Aveva ragione Calibano nella Tempesta di Shakespeare a dire di Prospero il mago che per liberarsi di lui bisognava togliergli i libri. Che sono molto pericolosi. Seby lo sa: la madre detenuta per omicidio ne ha scritto uno per dire le proprie ragioni, ma al prezzo di rivelare verità a suo danno. Un libro sulla madre assassina vuole scriverlo anche Andrea, giornalista precario, convinto che si può essere innocenti anche se dichiarati colpevoli e che si è vittime nel momento in cui si diventa carnefici.
Massimo Maugeri in Cetti Curfino (La Nave di Teseo, pp. 254, euro 18, romanzo nato da un racconto trasposto poi in una piéce teatrale) affronta il tema della violenza sulle donne dando al femminicidio un’accezione inesplorata, rivestendola di un senso di ingiustizia che si fa disumanità e motivo perciò di una reazione che trova giustificazione nel diritto naturale, un giusnaturalismo risospinto alla sua fonte, il dramma di Antigone che disconosce la giustizia dello Stato, e arriva fino alle convulsioni sociali del Borghese piccolo piccolo.

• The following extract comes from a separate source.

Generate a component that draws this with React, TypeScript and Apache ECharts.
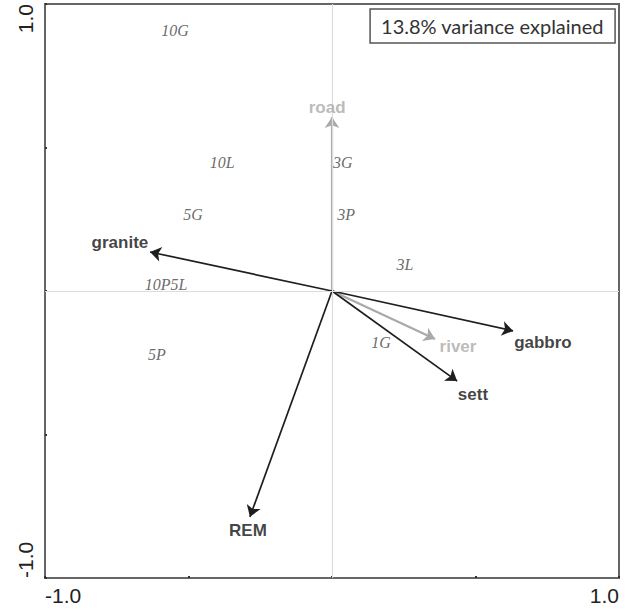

Il romanzo si costituisce come un giallo nel quale, con bella tecnica narratologica, si conosce l’assassino, si intuisce via via il movente ma non si sa chi è la vittima se non alla fine, quando in realtà tutti i “sospetti” gravano su un’altra figura. Questo rovesciamento del canone poliziesco bene si integra con il capovolgimento della morale laica che addensa colpe sull’assassinato e fa dell’assassina confessa una giustiziera mossa da un impulso coscienziale che sembra derivare da un istinto primordiale.
Cetti Curfino è una bellissima donna molto desiderata che rimasta vedova, con un figlio tentato e conquistato dalla strada, in una Catania (la città dell’autore) appena suggerita, cede a rendersi oggetto di maldicenza al solo scopo di affermare, sul modello di condotta corrente, al quale sono innanzitutto richieste riservatezza e cognizione del ruolo di donna, il primato della dignità femminile e di una nuova consapevolezza, nella certezza che una donna chiacchierata non vale meno di una angheriata. Cetti Curfino non si fa vendetta, non avanza attenuanti, non si sottrae alla pena, ma chiede solo di essere ascoltata: perciò prima scrive un diario al commissario e poi un libro perché il mondo senta il suo grido di angoscia e di rabbia. E’ il suo urlo così contemporaneo che, chiudendo alla fine il libro di Maugeri, sentiamo riecheggiare. Un urlo di donna che sostituisce il viandante di Munch e si infrange contro le nostre coscienze sorde.